Follow the classic buffer: at least two hundred feet from water for cooking, washing, and bathroom breaks. Dip carefully from a durable rock if necessary, then carry water away for treatment. Avoid stirring silt near reeds or amphibian egg masses. A squeeze filter paired with a wide-mouth bottle helps you collect without splashing fragile edges. The habit adds a few thoughtful steps and saves ecosystems that need quiet, settled margins to nurture life in short alpine summers.
Many lotions and sprays shed into water, especially when hot sun meets cold tarns. Choose mineral sunscreen and apply well before arriving, letting skin absorb residue away from shore. If swimming is permitted, minimize products, skip soap entirely, and enter from sturdy rock where plants won’t be scuffed. Remember, these bowls are small; what leaves your skin enters tiny food webs. Protecting invisible cycles is an act of generosity that outlasts every gleam on the afternoon ripples.
Artful stacks confuse route-finding and invite crowds off trail. If official cairns exist, they are purposeful; adding new ones dilutes that guidance. Compose images that celebrate existing forms—rippled reflections, weathered grain in the rock, and cloud shadows drifting. Creativity thrives within gentle boundaries. The memory you carry will feel richer because it belongs to what was actually there, untouched, rather than a personal monument that ages poorly and tempts others to build, topple, and trample in turn.

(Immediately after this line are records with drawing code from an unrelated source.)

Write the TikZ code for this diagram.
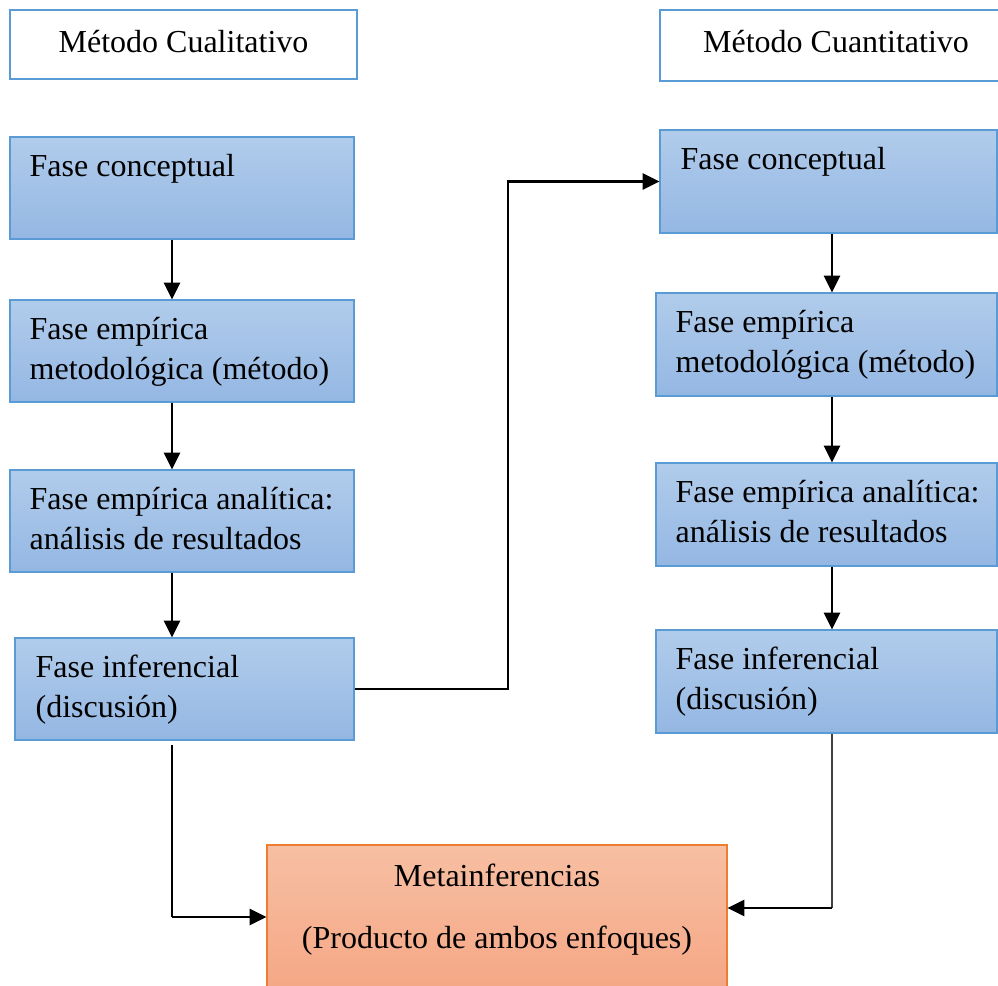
\documentclass[tikz,border=0pt]{standalone}
\usepackage{fontspec}
\setmainfont{Liberation Serif}
\usetikzlibrary{arrows.meta,calc}
\definecolor{bluetop}{RGB}{177,204,235}
\definecolor{bluebot}{RGB}{148,183,227}
\definecolor{blueline}{RGB}{91,155,213}
\definecolor{orgtop}{RGB}{247,191,163}
\definecolor{orgbot}{RGB}{245,166,132}
\definecolor{orgline}{RGB}{237,125,49}
\tikzset{
  bluebox/.style={draw=blueline, line width=0.9pt, top color=bluetop, bottom color=bluebot, inner sep=0pt},
  headbox/.style={draw=blueline, line width=1.9pt, fill=white, inner sep=0pt},
  orgbox/.style={draw=orgline, line width=0.9pt, top color=orgtop, bottom color=orgbot, inner sep=0pt},
  boxtext/.style={font=\fontsize{24pt}{30pt}\selectfont, anchor=base west, inner sep=0pt, text width=250pt, align=flush left},
  headtext/.style={font=\fontsize{24pt}{30pt}\selectfont, anchor=base, inner sep=0pt},
  arr/.style={line width=1.7pt, -{Triangle[length=12.5pt,width=12pt]}},
  plainline/.style={line width=0.8pt},
}
\begin{document}
\begin{tikzpicture}[x=0.75pt,y=-0.75pt]
\useasboundingbox (0,0) rectangle (998,985);
% headers
\node[headbox, minimum width=260.25pt, minimum height=51.75pt] (hl) at (183.5,44.5) {};
\node[headtext] (hlt) at (183.5,52) {Método Cualitativo};
\node[headbox, minimum width=262.5pt, minimum height=53.25pt] (hr) at (835,45.5) {};
\node[headtext] (hrt) at (836,52) {Método Cuantitativo};
% left column
\node[bluebox, minimum width=258pt, minimum height=76.5pt] (lc1) at (182,188) {};
\node[boxtext] (lc1t) at ($(lc1.north west)+(20,40)$) {Fase conceptual};
\node[bluebox, minimum width=258pt, minimum height=76.5pt] (lc2) at (182,351) {};
\node[boxtext] (lc2t) at ($(lc2.north west)+(20,40)$) {Fase empírica\\metodológica (método)};
\node[bluebox, minimum width=258pt, minimum height=76.5pt] (lc3) at (182,521) {};
\node[boxtext] (lc3t) at ($(lc3.north west)+(20,40)$) {Fase empírica analítica:\\análisis de resultados};
\node[bluebox, minimum width=254.25pt, minimum height=76.5pt] (lc4) at (184.5,689) {};
\node[boxtext] (lc4t) at ($(lc4.north west)+(21,40)$) {Fase inferencial\\(discusión)};
% right column
\node[bluebox, minimum width=252.75pt, minimum height=77.25pt] (rc1) at (828.5,181.5) {};
\node[boxtext] (rc1t) at ($(rc1.north west)+(21,40)$) {Fase conceptual};
\node[bluebox, minimum width=255.75pt, minimum height=77.25pt] (rc2) at (826.5,344.5) {};
\node[boxtext] (rc2t) at ($(rc2.north west)+(20,40)$) {Fase empírica\\metodológica (método)};
\node[bluebox, minimum width=255.75pt, minimum height=77.25pt] (rc3) at (826.5,514.5) {};
\node[boxtext] (rc3t) at ($(rc3.north west)+(20,40)$) {Fase empírica analítica:\\análisis de resultados};
\node[bluebox, minimum width=255.75pt, minimum height=77.25pt] (rc4) at (826.5,681.5) {};
\node[boxtext] (rc4t) at ($(rc4.north west)+(20,40)$) {Fase inferencial\\(discusión)};
% meta
\node[orgbox, minimum width=345pt, minimum height=112.5pt] (meta) at (497,920) {};
\node[headtext] (metat1) at (497,886) {Metainferencias};
\node[headtext] (metat2) at (497,948) {(Producto de ambos enfoques)};
% guide coordinates
\coordinate (cxL) at (172,0);
\coordinate (cxR) at (832,0);
\coordinate (mx) at (508,0);
\coordinate (cornerL) at (172,917);
\coordinate (cornerR) at (832,908);
% connectors
\draw[arr] (lc1.south -| cxL) -- (lc2.north -| cxL);
\draw[arr] (lc2.south -| cxL) -- (lc3.north -| cxL);
\draw[arr] (lc3.south -| cxL) -- (lc4.north -| cxL);
\draw[arr] (rc1.south -| cxR) -- (rc2.north -| cxR);
\draw[arr] (rc2.south -| cxR) -- (rc3.north -| cxR);
\draw[arr] (rc3.south -| cxR) -- (rc4.north -| cxR);
\draw[arr, line width=2pt] (lc4.east) -- (lc4.east -| mx) |- (rc1.west);
\draw[plainline] ([yshift=-3pt]lc4.south -| cxL) -- (cornerL);
\draw[arr] (cornerL) -- (meta.west |- cornerL);
\draw[plainline, draw=black!75, line width=1pt] (rc4.south -| cxR) -- (cornerR);
\draw[arr] (cornerR) -- (meta.east |- cornerR);
\end{tikzpicture}
\end{document}
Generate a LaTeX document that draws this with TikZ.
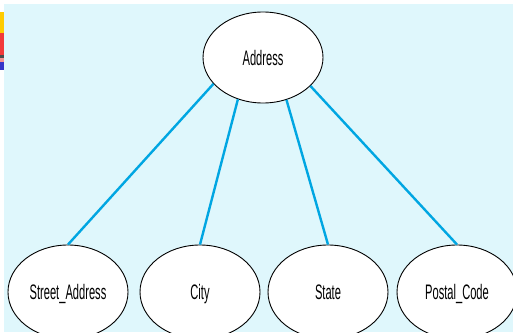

Alpine meadows recover painfully slowly from a single footprint. Cushion plants, dwarf heathers, and mosses knit thin soils that hold entire slopes together. Keep boots, tripods, and packs off greenery, even for quick portraits. Teach kids the joy of close observation from a rock seat, counting colors and shapes without picking. The best field guide is curiosity that listens. By honoring living carpets underfoot, you help the hillside resist wind, thaw, and time while remaining vibrantly alive.
Old survey markers, mining relics, and Indigenous cultural sites may hide in plain sight near high basins. Photograph, appreciate, and leave them exactly where they rest. Resist pocketing artifacts or cleaning patina for a clearer shot. These traces hold stories not ours to edit. If signage requests extra distance, step back gladly. Sharing respectful photos and context encourages others to protect human history alongside natural splendor, keeping the overlook a place of layered meaning, dignity, and learning.